Right Time

At the peak of the dot-com bubble, circa 1999, investment dollars were flying in to unproven companies faster than you could say Pets.com – poster child for everything that didn’t work. Talk about an unsustainable business plan: losing money on every transaction; selling items for one-third cost. As typically happens when ‘irrational exuberance’ takes over (see: Holland – ‘tulip mania’, 1637), the inevitable crash occurred. Just two years after debuting, the company with the sock monkey Super Bowl ad was gone.

Boo.com, Books-a-Million, e.Toys.com, The Learning Company and InfoSpace are a few of the many whose stock price soared to the stratosphere only to burn up. However, those who went down in flames of bankruptcy did the rest of us some big favors.

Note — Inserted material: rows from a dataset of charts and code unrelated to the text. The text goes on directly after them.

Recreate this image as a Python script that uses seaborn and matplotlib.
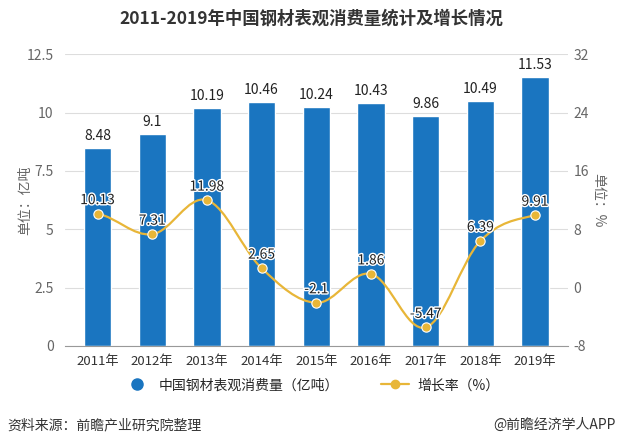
import numpy as np
import pandas as pd
import matplotlib
matplotlib.use("Agg")
import matplotlib.pyplot as plt
import seaborn as sns
import matplotlib.patheffects as pe
from matplotlib.path import Path
from matplotlib.patches import PathPatch
from matplotlib.lines import Line2D

years = ["2011年", "2012年", "2013年", "2014年", "2015年", "2016年", "2017年", "2018年", "2019年"]
consumption = [8.48, 9.1, 10.19, 10.46, 10.24, 10.43, 9.86, 10.49, 11.53]
growth = [10.13, 7.31, 11.98, 2.65, -2.1, 1.86, -5.47, 6.39, 9.91]

df = pd.DataFrame({"year": years, "consumption": consumption, "growth": growth})

sns.set_style("white")
plt.rcParams["font.family"] = ["Noto Sans CJK SC", "DejaVu Sans"]
plt.rcParams["axes.unicode_minus"] = False

blue = "#1a75c0"
gold = "#e8b638"
grey = "#666666"

fig = plt.figure(figsize=(6.22, 4.48), dpi=100)
ax = fig.add_axes([0.104, 0.228, 0.809, 0.651])

sns.barplot(data=df, x="year", y="consumption", color=blue, width=0.5,
            saturation=1, ax=ax, zorder=2)
ax.set_xlim(-0.6, 8.6)
ax.set_ylim(0, 12.5)
ax.set_yticks([0, 2.5, 5, 7.5, 10, 12.5])
ax.set_yticklabels(["0", "2.5", "5", "7.5", "10", "12.5"])
ax.grid(axis="y", color="#dddddd", linewidth=0.8, zorder=0)
ax.set_axisbelow(True)
ax.set_xlabel("")
ax.set_ylabel("单位：亿吨", color=grey, fontsize=10)
ax.yaxis.set_label_coords(-0.065, 0.5)
for s in ["top", "right", "left"]:
    ax.spines[s].set_visible(False)
ax.spines["bottom"].set_color("#999999")
ax.tick_params(axis="y", length=0, colors=grey, labelsize=10, pad=8)
ax.tick_params(axis="x", length=3, colors="#999999", labelsize=9.5, labelcolor="#333333")

for i, v in enumerate(consumption):
    ax.text(i, v + 0.2, f"{v:g}", ha="center", va="bottom", fontsize=10, color="#222222")

ax2 = ax.twinx()
ax2.set_ylim(-8, 32)
ax2.set_yticks([-8, 0, 8, 16, 24, 32])
ax2.tick_params(axis="y", length=0, colors=grey, labelsize=10, pad=4)
for s in ax2.spines.values():
    s.set_visible(False)
ax2.set_ylabel("单位：%", color=grey, fontsize=10, rotation=270)
ax2.yaxis.set_label_coords(1.075, 0.5)

# smooth curve through the points (cubic bezier segments)
xs = np.arange(len(growth), dtype=float)
ys = np.array(growth, dtype=float)
verts = [(xs[0], ys[0])]
codes = [Path.MOVETO]
t = 0.35
for i in range(len(xs) - 1):
    y_prev = ys[i - 1] if i > 0 else ys[i]
    y_next2 = ys[i + 2] if i + 2 < len(ys) else ys[i + 1]
    c1 = (xs[i] + t, ys[i] + (ys[i + 1] - y_prev) * t / 2)
    c2 = (xs[i + 1] - t, ys[i + 1] - (y_next2 - ys[i]) * t / 2)
    verts += [c1, c2, (xs[i + 1], ys[i + 1])]
    codes += [Path.CURVE4, Path.CURVE4, Path.CURVE4]
ax2.add_patch(PathPatch(Path(verts, codes), facecolor="none", edgecolor=gold,
                        linewidth=1.6, zorder=3))
sns.scatterplot(x=xs, y=ys, color=gold, s=45, edgecolor="white", linewidth=0.8,
                ax=ax2, zorder=4, legend=False)
for x, v in zip(xs, growth):
    ax2.text(x, v + 0.9, f"{v:g}", ha="center", va="bottom", fontsize=10,
             color="#222222", zorder=5,
             path_effects=[pe.withStroke(linewidth=2, foreground="white")])

handles = [
    Line2D([], [], marker="o", linestyle="none", color=blue, markersize=8),
    Line2D([], [], marker="o", color=gold, markersize=6, linewidth=1.6),
]
fig.legend(handles, ["中国钢材表观消费量（亿吨）", "增长率（%）"], loc="center",
           bbox_to_anchor=(0.5, 0.14), ncol=2, frameon=False, fontsize=10,
           columnspacing=3, handletextpad=0.6)

fig.text(0.5, 0.958, "2011-2019年中国钢材表观消费量统计及增长情况", ha="center", va="center",
         fontsize=12.5, fontweight="bold", color="#333333")
fig.text(0.012, 0.051, "资料来源：前瞻产业研究院整理", ha="left", va="center",
         fontsize=10, color="#333333")
fig.text(0.99, 0.051, "@前瞻经济学人APP", ha="right", va="center",
         fontsize=10, color="#333333")

fig.savefig("out.png", dpi=100)
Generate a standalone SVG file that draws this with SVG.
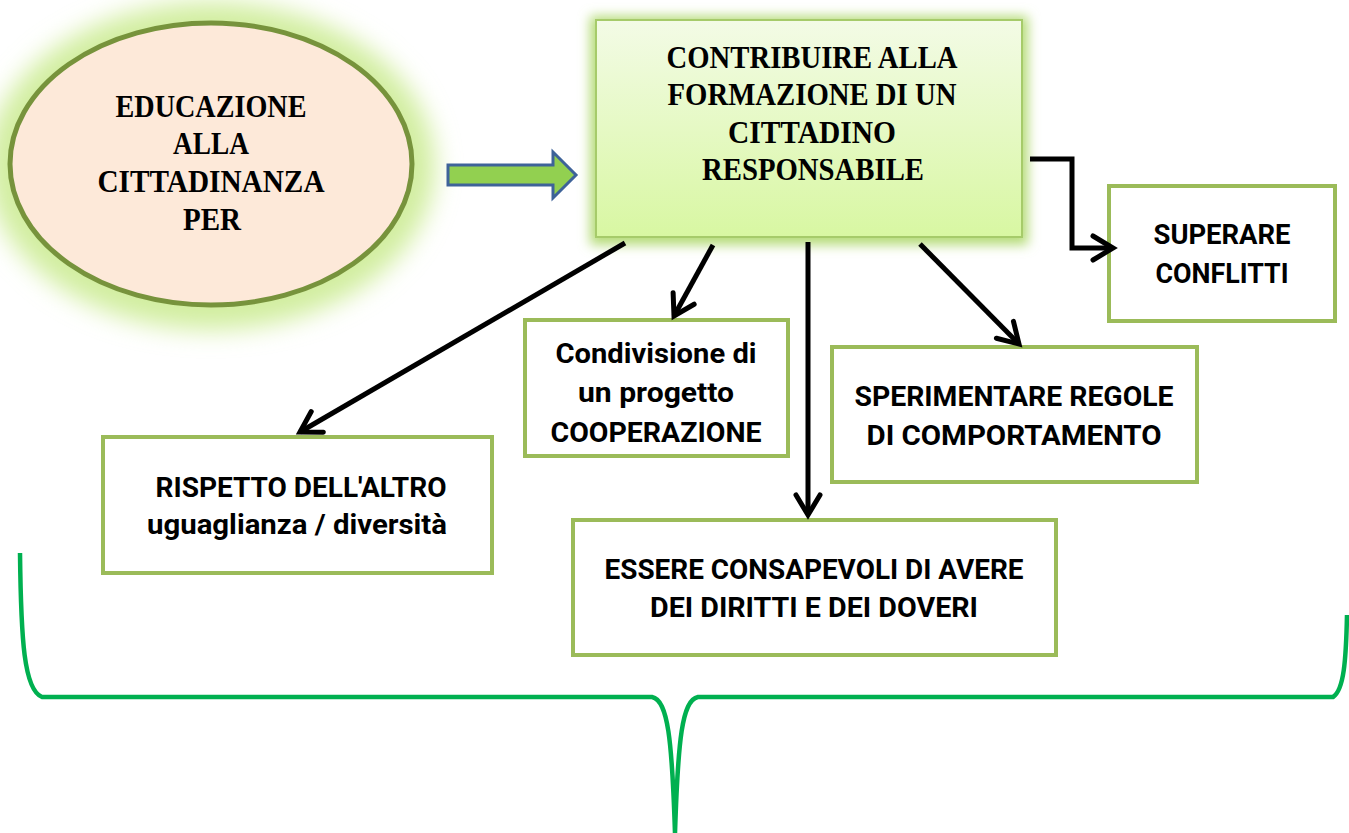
<svg xmlns="http://www.w3.org/2000/svg" width="1349" height="833" viewBox="0 0 1349 833">
<defs>
<style>
.serif{font-family:"Liberation Serif","Times New Roman",serif;font-weight:bold;font-size:32px;fill:#000;text-anchor:middle}
.sans{font-family:Roboto,"Liberation Sans",Arial,sans-serif;font-weight:bold;font-size:27px;fill:#000;text-anchor:middle}
.box{fill:#fff;stroke:#9BBB59;stroke-width:4}
.conn{fill:none;stroke:#000;stroke-width:5}
</style>
<filter id="glow" x="-30%" y="-30%" width="160%" height="160%">
<feGaussianBlur stdDeviation="12"/>
</filter>
<filter id="glow2" x="-20%" y="-20%" width="140%" height="140%">
<feGaussianBlur stdDeviation="6"/>
</filter>
<linearGradient id="mainFill" x1="0" y1="0" x2="0" y2="1">
<stop offset="0" stop-color="#F3FBE6"/>
<stop offset="1" stop-color="#D8F7A2"/>
</linearGradient>
<marker id="chev" viewBox="-28 -18 32 36" markerWidth="32" markerHeight="36" refX="0" refY="0" orient="auto" markerUnits="userSpaceOnUse" overflow="visible">
<path d="M-20,-12 L0,0 L-20,12" fill="none" stroke="#000" stroke-width="5" stroke-linecap="round" stroke-linejoin="miter"/>
</marker>
</defs>
<rect width="1349" height="833" fill="#fff"/>

<g id="brace">
<path d="M20,553 C21,640 24,690 42,697 L652,697 C668,700 672,740 675,833 C678,740 682,700 698,697 L1333,697 C1344,690 1346,660 1347,615" fill="none" stroke="#00B050" stroke-width="4.5"/>
</g>

<g id="node-educazione">
<ellipse cx="211" cy="166" rx="224" ry="164" fill="#D2EEA0" filter="url(#glow)"/>
<ellipse cx="211" cy="164" rx="201" ry="141" fill="#FDE9D9" stroke="#77933C" stroke-width="5"/>
<text class="serif" x="211" y="117" textLength="191" lengthAdjust="spacingAndGlyphs">EDUCAZIONE</text>
<text class="serif" x="211" y="154" textLength="76" lengthAdjust="spacingAndGlyphs">ALLA</text>
<text class="serif" x="211" y="192" textLength="227" lengthAdjust="spacingAndGlyphs">CITTADINANZA</text>
<text class="serif" x="212" y="230" textLength="58" lengthAdjust="spacingAndGlyphs">PER</text>
</g>

<g id="node-contribuire">
<rect x="590" y="16" width="438" height="229" fill="#B5DC78" filter="url(#glow2)"/>
<rect x="596" y="20" width="426" height="217" fill="url(#mainFill)" stroke="#A6CB6A" stroke-width="2"/>
<text class="serif" x="812" y="68" textLength="291" lengthAdjust="spacingAndGlyphs">CONTRIBUIRE ALLA</text>
<text class="serif" x="812" y="105" textLength="289" lengthAdjust="spacingAndGlyphs">FORMAZIONE DI UN</text>
<text class="serif" x="812" y="143" textLength="168" lengthAdjust="spacingAndGlyphs">CITTADINO</text>
<text class="serif" x="813" y="180" textLength="222" lengthAdjust="spacingAndGlyphs">RESPONSABILE</text>
</g>

<g id="node-superare">
<rect class="box" x="1109" y="186" width="226" height="135"/>
<text class="sans" x="1222" y="244" textLength="137" lengthAdjust="spacingAndGlyphs">SUPERARE</text>
<text class="sans" x="1222" y="283" textLength="133" lengthAdjust="spacingAndGlyphs">CONFLITTI</text>
</g>

<g id="node-condivisione">
<rect class="box" x="525" y="320" width="263" height="136"/>
<text class="sans" x="656" y="363" textLength="201" lengthAdjust="spacingAndGlyphs">Condivisione di</text>
<text class="sans" x="656" y="402" textLength="156" lengthAdjust="spacingAndGlyphs">un progetto</text>
<text class="sans" x="656" y="442" textLength="211" lengthAdjust="spacingAndGlyphs">COOPERAZIONE</text>
</g>

<g id="node-sperimentare">
<rect class="box" x="832" y="347" width="365" height="135"/>
<text class="sans" x="1014" y="406" textLength="319" lengthAdjust="spacingAndGlyphs">SPERIMENTARE REGOLE</text>
<text class="sans" x="1014" y="445" textLength="295" lengthAdjust="spacingAndGlyphs">DI COMPORTAMENTO</text>
</g>

<g id="node-rispetto">
<rect class="box" x="103" y="437" width="389" height="136"/>
<text class="sans" x="301" y="497" textLength="291" lengthAdjust="spacingAndGlyphs">RISPETTO DELL'ALTRO</text>
<text class="sans" x="297" y="534" textLength="300" lengthAdjust="spacingAndGlyphs">uguaglianza / diversità</text>
</g>

<g id="node-essere">
<rect class="box" x="573" y="520" width="483" height="135"/>
<text class="sans" x="814" y="579" textLength="419" lengthAdjust="spacingAndGlyphs">ESSERE CONSAPEVOLI DI AVERE</text>
<text class="sans" x="814" y="617" textLength="328" lengthAdjust="spacingAndGlyphs">DEI DIRITTI E DEI DOVERI</text>
</g>

<g id="connectors">
<polygon points="448,165 553,165 553,152 576,175 553,198 553,185 448,185" fill="#92D050" stroke="#3E6399" stroke-width="3"/>
<path class="conn" d="M1030,159 L1072,159 L1072,248 L1113,248" marker-end="url(#chev)"/>
<line class="conn" x1="625" y1="243" x2="300" y2="432" marker-end="url(#chev)"/>
<line class="conn" x1="713" y1="245" x2="674" y2="316" marker-end="url(#chev)"/>
<line class="conn" x1="808" y1="242" x2="808" y2="515" marker-end="url(#chev)"/>
<line class="conn" x1="920" y1="244" x2="1019" y2="344" marker-end="url(#chev)"/>
</g>
</svg>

Two decades ago Internet speeds staggered along with slow dial-ups. Most people hadn’t purchased anything online. We looked up phone numbers and addresses in the Yellow Pages and kept maps in our glove compartments. Today the world is at your fingertips and finding anything – from airfares to zoo tickets – is a click away.

Grocery stores in our area are now offering curb service. Shop online. Hop in your car. Park in specially marked spaces… and an employee brings your bags right to you. (Webvan tried that starting in 1996… burned through $800 million and was gone five years later.)

Perhaps this is truly a what-goes-around-comes-around situation – and all those early pioneers were ahead of their time… like Charles Babbage’s ‘difference engine’ that preceded the personal computer by, oh, about 150 years, or the man who invented an electric car… in 1891.

William Morrison didn’t capitalize on his idea; however, Elon Musk seems to be doing quite well with the 21st century version. Tesla is worth more than Ford or GM. Anyone out there starting to pick up a faint scent of tulips wafting through the morning breeze?